PROVIDED MATERIAL:
"""

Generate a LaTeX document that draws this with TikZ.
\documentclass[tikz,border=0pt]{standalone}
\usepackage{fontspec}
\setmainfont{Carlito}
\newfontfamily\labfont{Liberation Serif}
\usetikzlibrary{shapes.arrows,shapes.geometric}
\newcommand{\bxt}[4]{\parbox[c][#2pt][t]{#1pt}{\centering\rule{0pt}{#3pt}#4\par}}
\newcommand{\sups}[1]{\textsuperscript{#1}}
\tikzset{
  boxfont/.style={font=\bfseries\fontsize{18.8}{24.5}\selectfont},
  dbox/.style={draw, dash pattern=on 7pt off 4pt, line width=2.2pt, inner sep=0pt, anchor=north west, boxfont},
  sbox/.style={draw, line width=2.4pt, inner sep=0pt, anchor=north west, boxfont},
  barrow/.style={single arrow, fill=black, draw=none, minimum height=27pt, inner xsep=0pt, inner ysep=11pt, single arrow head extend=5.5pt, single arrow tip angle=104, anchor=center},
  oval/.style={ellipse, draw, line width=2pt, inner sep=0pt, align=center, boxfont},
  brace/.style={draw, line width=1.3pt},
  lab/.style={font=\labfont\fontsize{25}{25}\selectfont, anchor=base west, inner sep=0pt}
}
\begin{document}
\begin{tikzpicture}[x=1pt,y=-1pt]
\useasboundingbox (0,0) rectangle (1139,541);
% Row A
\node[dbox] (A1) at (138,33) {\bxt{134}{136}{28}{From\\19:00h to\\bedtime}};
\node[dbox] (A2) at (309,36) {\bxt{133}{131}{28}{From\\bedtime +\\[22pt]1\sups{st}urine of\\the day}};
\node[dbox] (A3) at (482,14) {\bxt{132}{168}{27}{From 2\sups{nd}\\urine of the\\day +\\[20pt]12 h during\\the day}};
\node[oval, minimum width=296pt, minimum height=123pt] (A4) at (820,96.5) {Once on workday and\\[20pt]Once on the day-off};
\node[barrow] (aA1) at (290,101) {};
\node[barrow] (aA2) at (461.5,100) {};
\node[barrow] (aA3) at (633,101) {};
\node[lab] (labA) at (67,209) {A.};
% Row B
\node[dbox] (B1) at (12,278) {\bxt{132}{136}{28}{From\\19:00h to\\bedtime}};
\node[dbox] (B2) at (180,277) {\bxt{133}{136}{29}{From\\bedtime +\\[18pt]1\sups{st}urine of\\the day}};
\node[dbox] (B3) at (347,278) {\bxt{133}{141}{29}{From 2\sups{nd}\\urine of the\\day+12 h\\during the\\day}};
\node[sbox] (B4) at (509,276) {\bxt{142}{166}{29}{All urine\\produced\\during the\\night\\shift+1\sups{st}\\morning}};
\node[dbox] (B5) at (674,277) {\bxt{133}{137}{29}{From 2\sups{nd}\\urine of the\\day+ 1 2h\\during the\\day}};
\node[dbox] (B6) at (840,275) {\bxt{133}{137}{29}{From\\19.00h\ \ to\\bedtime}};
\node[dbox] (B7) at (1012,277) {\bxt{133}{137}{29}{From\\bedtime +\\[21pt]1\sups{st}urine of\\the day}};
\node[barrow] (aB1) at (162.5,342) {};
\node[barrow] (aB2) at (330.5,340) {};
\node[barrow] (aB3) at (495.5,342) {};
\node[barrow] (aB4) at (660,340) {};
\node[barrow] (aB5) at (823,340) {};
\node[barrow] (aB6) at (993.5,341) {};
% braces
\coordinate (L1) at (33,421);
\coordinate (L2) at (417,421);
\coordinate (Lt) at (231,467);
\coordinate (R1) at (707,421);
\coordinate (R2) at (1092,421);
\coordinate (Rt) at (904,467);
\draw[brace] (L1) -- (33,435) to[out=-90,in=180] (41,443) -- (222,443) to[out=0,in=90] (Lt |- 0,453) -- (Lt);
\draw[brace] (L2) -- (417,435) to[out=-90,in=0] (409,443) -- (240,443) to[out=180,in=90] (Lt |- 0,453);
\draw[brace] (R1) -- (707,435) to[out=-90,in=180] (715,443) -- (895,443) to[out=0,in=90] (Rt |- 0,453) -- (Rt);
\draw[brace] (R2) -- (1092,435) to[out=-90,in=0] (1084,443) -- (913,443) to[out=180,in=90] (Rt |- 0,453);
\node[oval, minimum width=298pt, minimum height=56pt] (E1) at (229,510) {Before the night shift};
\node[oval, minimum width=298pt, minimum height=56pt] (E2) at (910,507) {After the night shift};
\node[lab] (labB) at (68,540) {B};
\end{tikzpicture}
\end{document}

"""

DIRECTIONS:
Using the listing above, reproduce each line without omission.

ANSWER TO THE PROBLEM:
Generate a LaTeX document that draws this with TikZ.
\documentclass[tikz,border=0pt]{standalone}
\usepackage{fontspec}
\setmainfont{Carlito}
\newfontfamily\labfont{Liberation Serif}
\usetikzlibrary{shapes.arrows,shapes.geometric}
\newcommand{\bxt}[4]{\parbox[c][#2pt][t]{#1pt}{\centering\rule{0pt}{#3pt}#4\par}}
\newcommand{\sups}[1]{\textsuperscript{#1}}
\tikzset{
  boxfont/.style={font=\bfseries\fontsize{18.8}{24.5}\selectfont},
  dbox/.style={draw, dash pattern=on 7pt off 4pt, line width=2.2pt, inner sep=0pt, anchor=north west, boxfont},
  sbox/.style={draw, line width=2.4pt, inner sep=0pt, anchor=north west, boxfont},
  barrow/.style={single arrow, fill=black, draw=none, minimum height=27pt, inner xsep=0pt, inner ysep=11pt, single arrow head extend=5.5pt, single arrow tip angle=104, anchor=center},
  oval/.style={ellipse, draw, line width=2pt, inner sep=0pt, align=center, boxfont},
  brace/.style={draw, line width=1.3pt},
  lab/.style={font=\labfont\fontsize{25}{25}\selectfont, anchor=base west, inner sep=0pt}
}
\begin{document}
\begin{tikzpicture}[x=1pt,y=-1pt]
\useasboundingbox (0,0) rectangle (1139,541);
% Row A
\node[dbox] (A1) at (138,33) {\bxt{134}{136}{28}{From\\19:00h to\\bedtime}};
\node[dbox] (A2) at (309,36) {\bxt{133}{131}{28}{From\\bedtime +\\[22pt]1\sups{st}urine of\\the day}};
\node[dbox] (A3) at (482,14) {\bxt{132}{168}{27}{From 2\sups{nd}\\urine of the\\day +\\[20pt]12 h during\\the day}};
\node[oval, minimum width=296pt, minimum height=123pt] (A4) at (820,96.5) {Once on workday and\\[20pt]Once on the day-off};
\node[barrow] (aA1) at (290,101) {};
\node[barrow] (aA2) at (461.5,100) {};
\node[barrow] (aA3) at (633,101) {};
\node[lab] (labA) at (67,209) {A.};
% Row B
\node[dbox] (B1) at (12,278) {\bxt{132}{136}{28}{From\\19:00h to\\bedtime}};
\node[dbox] (B2) at (180,277) {\bxt{133}{136}{29}{From\\bedtime +\\[18pt]1\sups{st}urine of\\the day}};
\node[dbox] (B3) at (347,278) {\bxt{133}{141}{29}{From 2\sups{nd}\\urine of the\\day+12 h\\during the\\day}};
\node[sbox] (B4) at (509,276) {\bxt{142}{166}{29}{All urine\\produced\\during the\\night\\shift+1\sups{st}\\morning}};
\node[dbox] (B5) at (674,277) {\bxt{133}{137}{29}{From 2\sups{nd}\\urine of the\\day+ 1 2h\\during the\\day}};
\node[dbox] (B6) at (840,275) {\bxt{133}{137}{29}{From\\19.00h\ \ to\\bedtime}};
\node[dbox] (B7) at (1012,277) {\bxt{133}{137}{29}{From\\bedtime +\\[21pt]1\sups{st}urine of\\the day}};
\node[barrow] (aB1) at (162.5,342) {};
\node[barrow] (aB2) at (330.5,340) {};
\node[barrow] (aB3) at (495.5,342) {};
\node[barrow] (aB4) at (660,340) {};
\node[barrow] (aB5) at (823,340) {};
\node[barrow] (aB6) at (993.5,341) {};
% braces
\coordinate (L1) at (33,421);
\coordinate (L2) at (417,421);
\coordinate (Lt) at (231,467);
\coordinate (R1) at (707,421);
\coordinate (R2) at (1092,421);
\coordinate (Rt) at (904,467);
\draw[brace] (L1) -- (33,435) to[out=-90,in=180] (41,443) -- (222,443) to[out=0,in=90] (Lt |- 0,453) -- (Lt);
\draw[brace] (L2) -- (417,435) to[out=-90,in=0] (409,443) -- (240,443) to[out=180,in=90] (Lt |- 0,453);
\draw[brace] (R1) -- (707,435) to[out=-90,in=180] (715,443) -- (895,443) to[out=0,in=90] (Rt |- 0,453) -- (Rt);
\draw[brace] (R2) -- (1092,435) to[out=-90,in=0] (1084,443) -- (913,443) to[out=180,in=90] (Rt |- 0,453);
\node[oval, minimum width=298pt, minimum height=56pt] (E1) at (229,510) {Before the night shift};
\node[oval, minimum width=298pt, minimum height=56pt] (E2) at (910,507) {After the night shift};
\node[lab] (labB) at (68,540) {B};
\end{tikzpicture}
\end{document}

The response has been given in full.